With respect to #211. The tests for Nodes CLI and all other CLI tests except session-specific commands in agent subcommands should just use a fixture that creates the session, and then share that session token for all command tests that end up using the grpc commands calling into client service. So you should plan out a common fixture mechanism for this.

CMCDragonkai commented 3 years ago

This is done in client-refactoring but it is going to take time for me to fully review and create new issues for things to polish on. I'll post links.
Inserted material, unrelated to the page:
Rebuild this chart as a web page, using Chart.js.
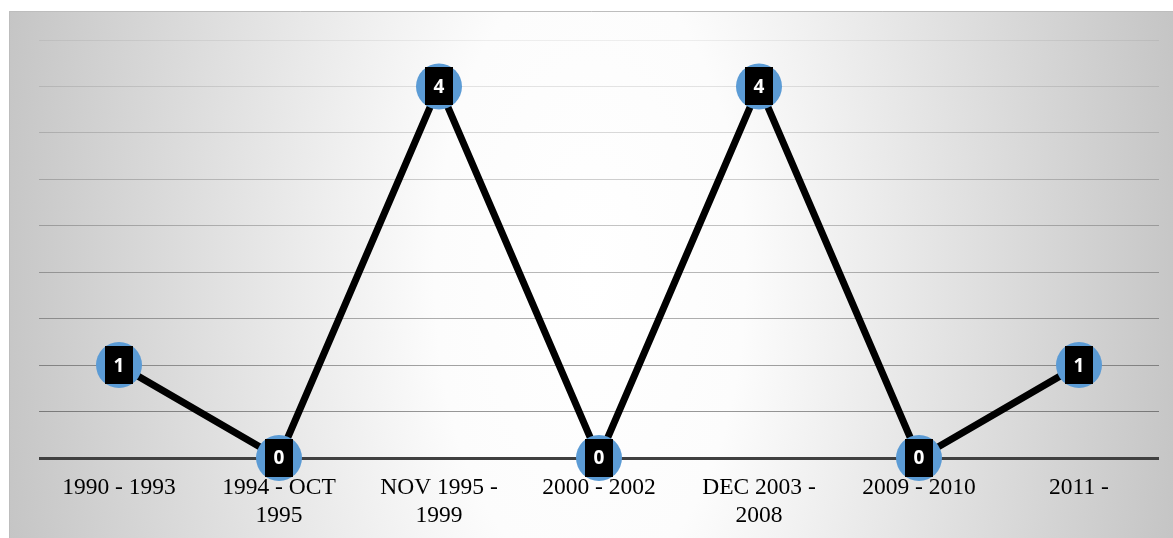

CMCDragonkai commented 3 years ago

Post-merge review for subsequent fix (this will be updated and posted onto new issue/issues):

  1. Use DI for NodeGraph, this should allow us to maintain the try except style of start in all of our domains and the started.
  2. Use a lock mutex in NodeManager, there are multiple in-memory states that you are managing that may need to be kept consistent. Either way it will future proof future enhancements of NodeManager, also make sure you're doing this against the other stateful classes.
  3. Networking errors are strangely managed here. The networking domain works a bit differently from the rest of the other domains. At any point in time, an exception may be thrown if the connection has timed out. In the networking domain this is managed by exception handlers that are attached to the relevant connections. The NodeManager cannot expect to "catch" these networking exceptions on a single control flow branch. They must attach handlers to each NodeConnection. This means the "handling" of exceptions itself is a stateful live operation. You must then design and consider the NodeManager as a state machine managing multiple connection state machines. Ensure that all errors caught are network domain level errors, you shouldn't be catching naked UTP_ETIMEDOUT errors.
  4. Based on the naming standard of #218, the errors in src/bin/errors.ts are not properly written, they should be named in such a way that they can be grouped into the relevant domain commands. For example ErrorPingNodeFailed vs ErrorNodePingFailed.
  5. The src/bin/errors.ts should be kept pretty minimal. Most of the errors there should just be handled immediately in the relevant CLI code that uses the commander, I can see errors that relate to validation of the command line arguments for specific commands. They should not even be exceptions at all in this case. Only when the exception is general across all CLI commands should they go there. In particular ErrorPingNodeFailed does not make sense to be in src/bin/errors, that sounds like a nodes domain error. I believe errors coming from ErrorCLI should be "final errors" that is caught by the src/bin/polykey main function and given a message format of last resort.
  6. Remove all uses of console.log. They should be replaced with the logger if debug/info statements, and stdout output if they are legitimate output. Use ag console.log to find them. They are only meant to be used during development.
  7. The usage of GRPC functions nodesGetLocalDetails and nodesGetDetails should be refactored. Getting information about the current node should be composed of individual commands to each domain. There isn't a need for a "one stop shop" of getting node details. See comment about this: https://gitlab.com/MatrixAI/Engineering/Polykey/js-polykey/-/merge_requests/198#note_635099080 This should propagate to the GUI.
  8. Any node that is added that turns out to be invalid, should be expunged from the any state in the nodes.
  9. The createMetadata function seems rather useless. It just does new grpc.Metadata(). Is that necessary to wrap it? It's not even being used by anything else. It should be removed.
  10. Don't combine promise combinators with await async syntax. This is better done with just a try and catch. This applies to src/nodes/NodeConnection.ts.
  11. Follow the "doc" standard. Only use // for inline comments. You can have block comments on top of classes and methods, and don't specify parameters, the typescript automatically takes care of them.
  12. Beware of the NotStarted exceptions. I sometimes forget to add them in. But technically they should exist on all the instance methods. This is mostly there to enforce state machine mechanics.
  13. Methods that return exceptions should actually be exceptional. Consider the function getRootCertChain, if it is expected that a NodeConnection represents a live connection, and therefore has a root certificate available, then it indeed an exception. If it is expected that there may be times where it doesn't have it, then it should be optionally return undefined and not an exception.
  14. The getRootCertChain should just use the getServerCertChain method provided by the GRPC client. You already have the GRPCClientClient object under this.client.
  15. Notice that I use ._x property when I want to expose the property to the external caller but not allow them to set it. This is combined with a getter get x() pattern. This is only needed when we cannot use the readable prefix which fixes it at construction and even prevents mutation in the methods. Combine with Readable type constructor when available.
CMCDragonkai commented 3 years ago

Regarding point 14:

Between agent to agent, tls is on the networking layer and the grpc is plaintext, but client (CLI & GUI) to agent, no networking layer is used, and therefore tls occurs on the grpc level. So I realised that therefore you ignore point 14.